The Russian government has not yet made its mind on the mechanism of green certificates. The market has meanwhile started shaping and regulating this sector essentially by himself. The number of the voluntary bilateral agreements (VBAs) made for the supply of green energy has been on the rise. September saw a major contract of such nature inked between RusHydro and Sibur. The same month witnessed RusHydro issue the first ever invitation to tender for I-REC certificates and corresponding VBAs. The Company said that the ITT was prompted by frequent enquiries from consumers and promised to announce the outcome shortly. As you are probably aware, Russia's No 2 hydrogenco, En+ Group, was authorized last August not only to issue but also to redeem I-REC green certificates. The current situation raises the legitimate question of how to correctly account for the green energy being sold. Late last month, the supv. board of the Market Council gave the green light to develop a voluntary system for coordinating the use of various green instruments.
The bulk of green energy is still sourced from hydrogencos, but RES construction projects are rolling forward. In September the regulators published their shortlist for the second green generation promotion programme funded by energy market consumers (DPM VIE [renewable energy source electricity availability contract (RES EAC)] 2.0). Being below the current flat rate price of EPCWM, Fortum's minimum rates are the most publicized result of the tender and make it possible to claim that network parity has been achieved ahead of time. Thanks to the reduction in prices as a result of tendering, the wind and solar power generation capacity to be put on line under the programme will rise from 6.5 GW to 8 GW, Minenergo [EnMin] predicts.
Over September EnMin finalized its target-driven vision of the capacity auction (CA) model. Early last month, deputy minister Pavel Snikkars reported that instead of a two-stage CA, the agency decided to simply reduce the tendering time frame from six to three years. Late last month, Andrey Maksimov, head of EnMin's electricity industry development, said that a proposal was submitted to the government to cut the CA time frame to four years, and the time limits for selecting TPS modernization projects (KOMMod [capacity modernization auctions (CMA)]) to five. Thus, the agency is back to the original model for long-term CA. The mechanisms will still be fine-tuned until 2023, apparently.

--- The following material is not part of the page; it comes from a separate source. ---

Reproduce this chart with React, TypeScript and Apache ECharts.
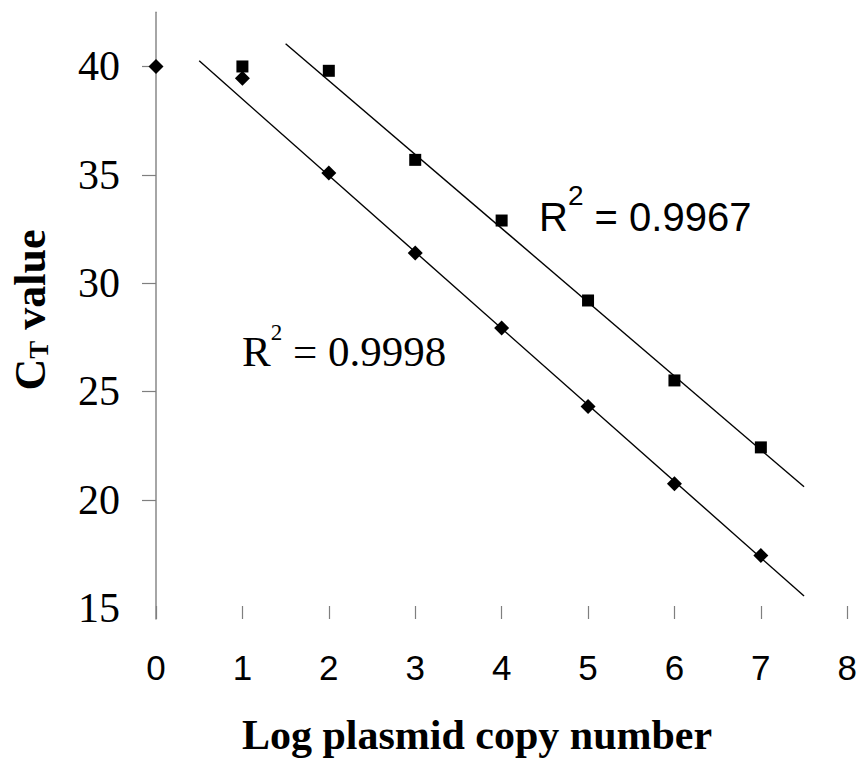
import React, { useEffect, useRef } from "react";
import * as echarts from "echarts";

// Log plasmid copy number (x) and CT values
const diamondX = [0, 1, 2, 3, 4, 5, 6, 7];
const diamondY = [40.0, 39.46, 35.08, 31.39, 27.93, 24.31, 20.74, 17.43];
const squareX = [1, 2, 3, 4, 5, 6, 7];
const squareY = [40.0, 39.8, 35.69, 32.89, 29.2, 25.51, 22.42];
// trend line end points (x, y)
const trendLowX = [0.5, 7.5];
const trendLowY = [40.26, 15.56];
const trendHighX = [1.5, 7.5];
const trendHighY = [41.05, 20.6];
const yLabelValues = [15, 20, 25, 30, 35, 40];
const yTickValues = [20, 25, 30, 35, 40];
const r2Low = "0.9998";
const r2High = "0.9967";

const zip = (xs: number[], ys: number[]) => xs.map((x, i) => [x, ys[i]]);

export default function App() {
  const ref = useRef<HTMLDivElement>(null);
  useEffect(() => {
    if (!ref.current) return;
    const chart = echarts.init(ref.current, null, { renderer: "svg" });
    const serif = "Liberation Serif";
    const sans = "Liberation Sans";
    chart.setOption({
      animation: false,
      backgroundColor: "#fff",
      grid: { left: 156, right: 11.3, top: 12.3, bottom: 142, containLabel: false },
      xAxis: {
        type: "value",
        min: 0,
        max: 8,
        interval: 1,
        position: "bottom",
        axisLine: { show: false, onZero: false },
        axisTick: { show: true, inside: true, length: 13, lineStyle: { color: "#7f7f7f", width: 1.2 } },
        axisLabel: { fontFamily: sans, fontSize: 35, color: "#000", margin: 31 },
        splitLine: { show: false },
      },
      yAxis: {
        type: "value",
        min: 14.5,
        max: 42.5,
        axisLine: { show: true, onZero: false, lineStyle: { color: "#888", width: 1.5 } },
        axisTick: { show: true, length: 14, customValues: yTickValues, lineStyle: { color: "#7f7f7f", width: 1.2 } },
        axisLabel: { customValues: yLabelValues, fontFamily: serif, fontSize: 42, color: "#000", margin: 36 },
        splitLine: { show: false },
      },
      series: [
        {
          type: "line",
          data: zip(trendLowX, trendLowY),
          showSymbol: false,
          silent: true,
          lineStyle: { color: "#000", width: 1.4 },
          z: 1,
        },
        {
          type: "line",
          data: zip(trendHighX, trendHighY),
          showSymbol: false,
          silent: true,
          lineStyle: { color: "#000", width: 1.4 },
          z: 1,
        },
        {
          type: "scatter",
          data: zip(diamondX, diamondY),
          symbol: "diamond",
          symbolSize: [15, 15],
          itemStyle: { color: "#000", opacity: 1 },
          clip: false,
          z: 3,
        },
        {
          type: "scatter",
          data: zip(squareX, squareY),
          symbol: "rect",
          symbolSize: 12,
          itemStyle: { color: "#000", opacity: 1 },
          clip: false,
          z: 3,
        },
      ],
      graphic: [
        {
          type: "text",
          x: 30,
          y: 310,
          rotation: Math.PI / 2,
          style: {
            text: "{c|C}{t|T}{c| value}",
            align: "center",
            verticalAlign: "middle",
            fill: "#000",
            rich: {
              c: { fontFamily: serif, fontWeight: "bold", fontSize: 44, lineHeight: 44, fill: "#000" },
              t: { fontFamily: serif, fontWeight: "bold", fontSize: 27, lineHeight: 26, verticalAlign: "bottom", fill: "#000" },
            },
          },
        },
        {
          type: "text",
          x: 477,
          y: 735,
          style: {
            text: "Log plasmid copy number",
            align: "center",
            verticalAlign: "middle",
            fontFamily: serif,
            fontWeight: "bold",
            fontSize: 42,
            fill: "#000",
          },
        },
        {
          type: "text",
          x: 539,
          y: 217,
          style: {
            text: "{r|R}{s|2}{r| = " + r2High + "}",
            align: "left",
            verticalAlign: "middle",
            fill: "#000",
            rich: {
              r: { fontFamily: sans, fontSize: 40, lineHeight: 72, fill: "#000" },
              s: { fontFamily: sans, fontSize: 28, lineHeight: 12, verticalAlign: "top", fill: "#000" },
            },
          },
        },
        {
          type: "text",
          x: 242,
          y: 351,
          style: {
            text: "{r|R}{s|2}{r| = " + r2Low + "}",
            align: "left",
            verticalAlign: "middle",
            fill: "#000",
            rich: {
              r: { fontFamily: serif, fontSize: 43, lineHeight: 60, fill: "#000" },
              s: { fontFamily: serif, fontSize: 23, lineHeight: 22, verticalAlign: "top", fill: "#000" },
            },
          },
        },
      ],
    });
    return () => chart.dispose();
  }, []);
  return (
    <div
      ref={ref}
      style={{ position: "fixed", left: 0, top: 0, width: 860, height: 761, background: "#fff" }}
    />
  );
}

In September, the government adopted the eagerly anticipated amendments to the EPCWM rules to enable new technologically neutral selections. The first of such competitions is expected to select a project to put 465 MW generation capacity on line at the Bodaibo electricity generation centre of Irkutsk Oblast. One day before the publication of the decree, RusHydro said that they do not plan to bid because the tender specifications are not suitable for HEPS.